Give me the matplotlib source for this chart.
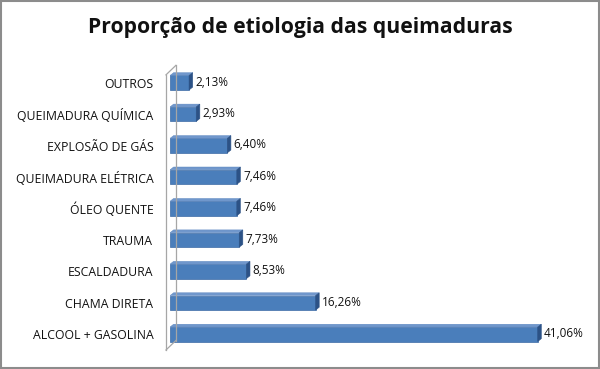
import numpy as np
import matplotlib.pyplot as plt
from matplotlib.patches import Polygon, Rectangle

# data (bottom to top)
categorias = ['ALCOOL + GASOLINA', 'CHAMA DIRETA', 'ESCALDADURA', 'TRAUMA',
              'ÓLEO QUENTE', 'QUEIMADURA ELÉTRICA', 'EXPLOSÃO DE GÁS',
              'QUEIMADURA QUÍMICA', 'OUTROS']
valores = [41.06, 16.26, 8.53, 7.73, 7.46, 7.46, 6.40, 2.93, 2.13]
rotulos = ['41,06%', '16,26%', '8,53%', '7,73%', '7,46%', '7,46%',
           '6,40%', '2,93%', '2,13%']

W, H = 600, 369
fig = plt.figure(figsize=(6, 3.69), dpi=100)
fig.patches.append(Rectangle((0.002, 0.003), 0.996, 0.994, transform=fig.transFigure,
                             fill=False, edgecolor='#8c8c8c', linewidth=1.5))

x0, x1 = 170, 573
y_top, y_bot = 67, 350
ax = fig.add_axes([x0 / W, (H - y_bot) / H, (x1 - x0) / W, (y_bot - y_top) / H])
ax.set_xlim(0, 45)
ax.set_ylim(-0.5, len(categorias) - 0.5)
for s in ax.spines.values():
    s.set_visible(False)
ax.set_xticks([])

fig.text(0.5, 0.925, 'Proporção de etiologia das queimaduras', ha='center', va='center',
         fontsize=15.2, fontweight='bold', family='Open Sans', color='#111111')

# depth of the fake 3D effect
dx = 0.4
dy = 0.09
h = 0.46

# wall
wall = '#a6a6a6'
ax.plot([-0.45, -0.45], [-0.5, 8.25], color=wall, lw=0.9, clip_on=False)
ax.plot([0.65, 0.65], [-0.2, 8.55], color=wall, lw=0.9, clip_on=False)
ax.plot([-0.45, 0.65], [8.25, 8.55], color=wall, lw=0.9, clip_on=False)
ax.plot([-0.45, 0.65], [-0.5, -0.2], color=wall, lw=0.9, clip_on=False)

for i, (v, lab) in enumerate(zip(valores, rotulos)):
    yb, yt = i - h / 2, i + h / 2
    ax.add_patch(Rectangle((0, yb), v, h, facecolor='#4a7ebb', edgecolor='#3d6ba6', lw=0.5))
    ax.add_patch(Polygon([(0, yt), (v, yt), (v + dx, yt + dy), (dx, yt + dy)],
                         closed=True, facecolor='#7097cc', edgecolor='#5a86bf', lw=0.3))
    ax.add_patch(Polygon([(v, yb), (v + dx, yb + dy), (v + dx, yt + dy), (v, yt)],
                         closed=True, facecolor='#2c5286', edgecolor='#2c5286', lw=0.4))
    ax.text(v + dx + 0.3, i + 0.02, lab, ha='left', va='center', fontsize=8.5,
            family='Open Sans', color='#111111')

ax.set_yticks(range(len(categorias)))
ax.set_yticklabels(categorias, fontsize=8.8, family='Open Sans', color='#111111')
ax.tick_params(axis='y', length=0, pad=12)

fig.savefig('out.png', dpi=100)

#### [Your task]
Pictures are excluded: retype only the lines from the beginning of the listing above through the line with "from matplotlib.patches import", both included.

#### [Result]
Give me the matplotlib source for this chart.
import numpy as np
import matplotlib.pyplot as plt
from matplotlib.patches import Polygon, Rectangle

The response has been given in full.